Mohammed Barkindo, a former Group Managing Director of the Nigerian National Petroleum Corporation (NNPC), is the leading candidate to emerge as the next Secretary-General of the Organisation for Petroleum Exporting Countries (OPEC), according to a report by Reuters on Tuesday.
Quoting inside sources, Reuters said Barkindo could be elected to replace Libya’s Abdalla Salem el-Badri during OPEC ministers’ meeting in Vienna on Thursday.
For more than three years, OPEC has been unable to replace el-Badri, whose tenure ended in 2012 after two terms in office, because of political rivalries between Saudi Arabia, Iran, and Iraq. At OPEC’s last meeting in December, el-Badri’s term was extended until July this year.
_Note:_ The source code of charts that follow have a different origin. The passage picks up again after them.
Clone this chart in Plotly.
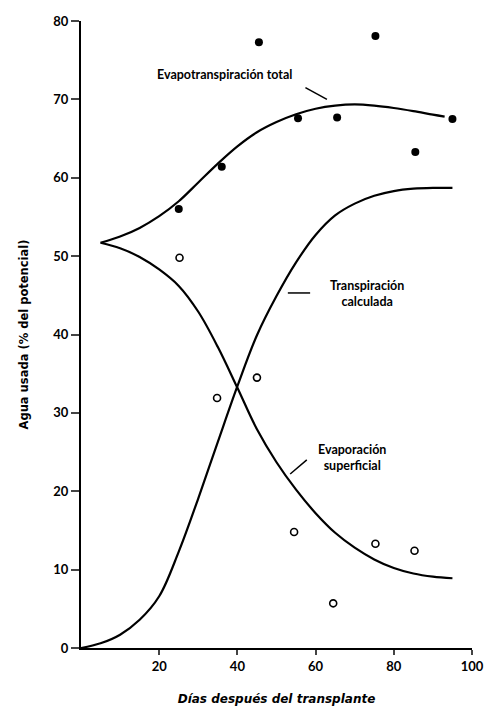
import plotly.graph_objects as go

# ---- data ----
days_filled = [25, 36, 45.5, 55.5, 65.5, 75.3, 85.5, 95]
et_observed = [56.0, 61.4, 77.3, 67.6, 67.7, 78.1, 63.3, 67.5]

days_open = [25.2, 34.8, 45, 54.5, 64.5, 75.3, 85.3]
evap_observed = [49.8, 31.9, 34.5, 14.8, 5.7, 13.3, 12.4]

# fitted curves, every 5 days
et_curve_x = [5, 10, 15, 20, 25, 30, 35, 40, 45, 50, 55, 60, 65, 70, 75, 80, 85, 90, 93]
et_curve_y = [51.7, 52.5, 53.6, 55.1, 57.0, 59.4, 61.8, 64.0, 65.8, 67.1, 68.1, 68.8, 69.2, 69.35,
              69.2, 68.9, 68.5, 68.05, 67.8]

tr_curve_x = [0, 5, 10, 15, 20, 25, 30, 35, 40, 45, 50, 55, 60, 65, 70, 75, 80, 85, 90, 95]
tr_curve_y = [0, 0.6, 1.7, 3.6, 6.6, 12.3, 19.1, 26.3, 33.4, 39.9, 44.9, 49.2, 52.7, 55.2, 56.7,
              57.7, 58.3, 58.6, 58.7, 58.7]

ev_curve_x = [5, 10, 15, 20, 25, 30, 35, 40, 45, 50, 55, 60, 65, 70, 75, 80, 85, 90, 95]
ev_curve_y = [51.7, 51.0, 49.9, 48.3, 46.2, 42.9, 38.4, 33.2, 27.9, 23.7, 20.2, 17.2, 14.7, 12.8,
              11.3, 10.2, 9.5, 9.1, 8.9]

x_ticks = [20, 40, 60, 80, 100]
y_ticks = [0, 10, 20, 30, 40, 50, 60, 70, 80]

labels = ["Evapotranspiración total", "Transpiración<br>calculada", "Evaporación<br>superficial"]

LAB_FONT = "Lato"
AX_FONT = "DejaVu Sans"
fig = go.Figure()

line_style = dict(color="black", width=2.2, shape="spline", smoothing=1.0)
fig.add_trace(go.Scatter(x=et_curve_x, y=et_curve_y, mode="lines", line=line_style, showlegend=False))
fig.add_trace(go.Scatter(x=tr_curve_x, y=tr_curve_y, mode="lines", line=line_style, showlegend=False))
fig.add_trace(go.Scatter(x=ev_curve_x, y=ev_curve_y, mode="lines", line=line_style, showlegend=False))

fig.add_trace(go.Scatter(x=days_filled, y=et_observed, mode="markers",
                         marker=dict(color="black", size=8, line=dict(width=0)), showlegend=False))
fig.add_trace(go.Scatter(x=days_open, y=evap_observed, mode="markers",
                         marker=dict(color="white", size=7, line=dict(color="black", width=1.6)),
                         showlegend=False))

# labels
lab_font = dict(family=LAB_FONT, size=12.5, color="black", weight=700)
fig.add_annotation(x=36.8, y=73.2, text=labels[0], showarrow=False, font=lab_font)
fig.add_annotation(x=73.2, y=45.2, text=labels[1], showarrow=False, font=lab_font)
fig.add_annotation(x=69.2, y=24.3, text=labels[2], showarrow=False, font=lab_font)

# leader lines
for (x0, y0, x1, y1) in [(57.4, 71.5, 62.9, 70.0), (52.9, 45.3, 58.6, 45.3), (53.5, 22.2, 57.75, 24.0)]:
    fig.add_shape(type="line", x0=x0, y0=y0, x1=x1, y1=y1, xref="x", yref="y",
                  line=dict(color="black", width=1.5))

fig.update_xaxes(range=[0, 100], tickvals=x_ticks, ticks="outside", ticklen=5, tickwidth=1.5,
                 showline=True, linecolor="black", linewidth=2, showgrid=False, zeroline=False,
                 tickfont=dict(family=LAB_FONT, size=13, color="black", weight=700),
                 title=dict(text="<i>Días después del transplante</i>",
                            font=dict(family=AX_FONT, size=12, color="black", weight=700), standoff=22))
fig.update_yaxes(range=[0, 80], tickvals=y_ticks, ticks="outside", ticklen=8, tickwidth=1.5,
                 showline=True, linecolor="black", linewidth=2, showgrid=False, zeroline=False,
                 tickfont=dict(family=LAB_FONT, size=13, color="black", weight=700),
                 title=dict(text="Agua usada (% del potencial)",
                            font=dict(family=AX_FONT, size=11.5, color="black", weight=700), standoff=22))

fig.update_layout(width=496, height=716, margin=dict(l=81, r=16, t=21, b=63),
                  paper_bgcolor="white", plot_bgcolor="white")

fig.write_html("out.html", config={"displayModeBar": False},
               post_script="document.body.style.margin='0';document.body.style.overflow='hidden';")
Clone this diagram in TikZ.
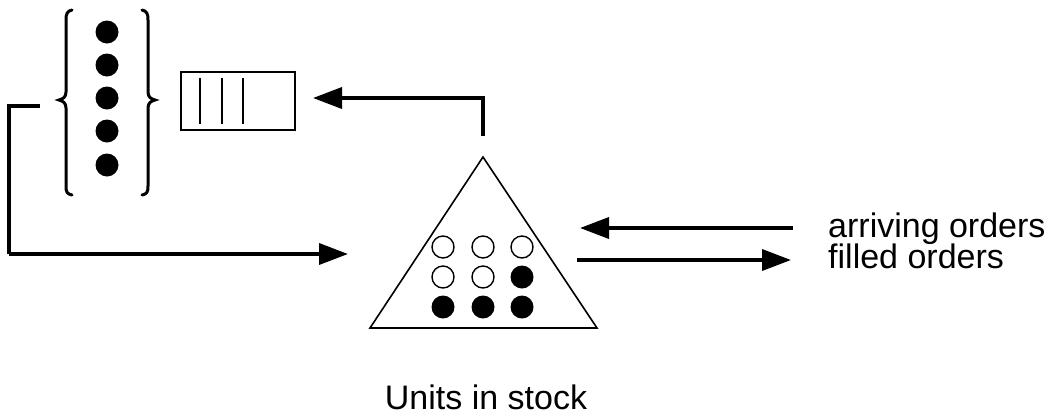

Barkindo was nominated for the position by the Nigerian government. He served as OPEC’s acting Secretary-General in 2006 before handing over to Edmund Daukoru, who was Nigeria’s Minister of State for Energy under former President Olusegun Obasanjo. Barkindo was NNPC’s GMD from 2009 to 2010.
If Barkindo’s appointment is confirmed, he would become the fourth Nigerian to be OPEC’s Secretary General. The other three Nigerians who severally served as OPEC Secretary-General were: Meshach Otokiti Feyide (1975-76), Rilwanu Lukman (1986-88 and 1995-2000), and Edmund Daukoru (January–December 2006).
OPEC, which consists of 13 member-countries, accounts for about 35 percent of the world’s oil production. With the influence of Saudi Arabia, the world’s largest oil exporter, the cartel has kept oil production at high levels despite the slump in global oil prices in the last 24 months.